▶ _TO BE DONE_
Return each line of the listing below, unchanged, and omit the images.

▶ _DATA SHOWN_
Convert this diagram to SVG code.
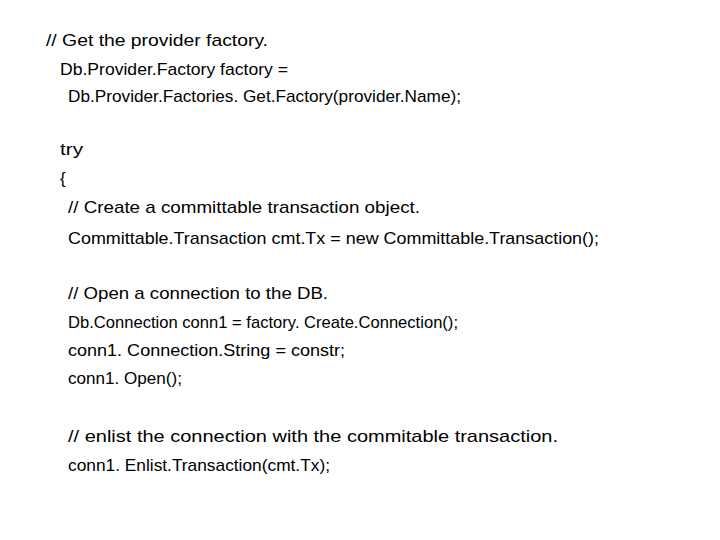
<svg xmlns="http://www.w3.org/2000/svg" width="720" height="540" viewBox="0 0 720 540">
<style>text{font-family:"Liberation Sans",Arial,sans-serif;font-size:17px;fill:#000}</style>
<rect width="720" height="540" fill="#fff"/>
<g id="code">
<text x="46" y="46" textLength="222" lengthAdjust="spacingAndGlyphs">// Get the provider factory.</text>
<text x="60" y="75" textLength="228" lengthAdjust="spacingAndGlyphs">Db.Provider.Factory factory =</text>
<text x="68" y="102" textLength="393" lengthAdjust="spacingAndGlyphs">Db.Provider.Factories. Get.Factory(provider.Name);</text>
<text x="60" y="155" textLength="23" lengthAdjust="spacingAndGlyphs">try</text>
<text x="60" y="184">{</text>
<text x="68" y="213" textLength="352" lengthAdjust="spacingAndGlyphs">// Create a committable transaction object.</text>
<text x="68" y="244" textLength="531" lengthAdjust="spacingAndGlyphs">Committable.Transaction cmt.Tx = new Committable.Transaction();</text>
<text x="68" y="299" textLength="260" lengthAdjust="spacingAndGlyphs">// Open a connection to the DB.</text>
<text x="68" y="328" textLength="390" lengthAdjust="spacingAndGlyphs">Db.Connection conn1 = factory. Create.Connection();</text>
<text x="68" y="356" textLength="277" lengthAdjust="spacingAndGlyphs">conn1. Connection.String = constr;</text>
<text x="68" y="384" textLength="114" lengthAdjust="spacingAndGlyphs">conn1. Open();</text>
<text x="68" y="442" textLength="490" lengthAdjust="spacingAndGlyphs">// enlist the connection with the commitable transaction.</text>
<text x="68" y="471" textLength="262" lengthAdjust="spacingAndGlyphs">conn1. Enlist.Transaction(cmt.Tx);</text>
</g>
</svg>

▶ _OUTPUT_
Convert this diagram to SVG code.
<svg xmlns="http://www.w3.org/2000/svg" width="720" height="540" viewBox="0 0 720 540">
<style>text{font-family:"Liberation Sans",Arial,sans-serif;font-size:17px;fill:#000}</style>
<rect width="720" height="540" fill="#fff"/>
<g id="code">
<text x="46" y="46" textLength="222" lengthAdjust="spacingAndGlyphs">// Get the provider factory.</text>
<text x="60" y="75" textLength="228" lengthAdjust="spacingAndGlyphs">Db.Provider.Factory factory =</text>
<text x="68" y="102" textLength="393" lengthAdjust="spacingAndGlyphs">Db.Provider.Factories. Get.Factory(provider.Name);</text>
<text x="60" y="155" textLength="23" lengthAdjust="spacingAndGlyphs">try</text>
<text x="60" y="184">{</text>
<text x="68" y="213" textLength="352" lengthAdjust="spacingAndGlyphs">// Create a committable transaction object.</text>
<text x="68" y="244" textLength="531" lengthAdjust="spacingAndGlyphs">Committable.Transaction cmt.Tx = new Committable.Transaction();</text>
<text x="68" y="299" textLength="260" lengthAdjust="spacingAndGlyphs">// Open a connection to the DB.</text>
<text x="68" y="328" textLength="390" lengthAdjust="spacingAndGlyphs">Db.Connection conn1 = factory. Create.Connection();</text>
<text x="68" y="356" textLength="277" lengthAdjust="spacingAndGlyphs">conn1. Connection.String = constr;</text>
<text x="68" y="384" textLength="114" lengthAdjust="spacingAndGlyphs">conn1. Open();</text>
<text x="68" y="442" textLength="490" lengthAdjust="spacingAndGlyphs">// enlist the connection with the commitable transaction.</text>
<text x="68" y="471" textLength="262" lengthAdjust="spacingAndGlyphs">conn1. Enlist.Transaction(cmt.Tx);</text>
</g>
</svg>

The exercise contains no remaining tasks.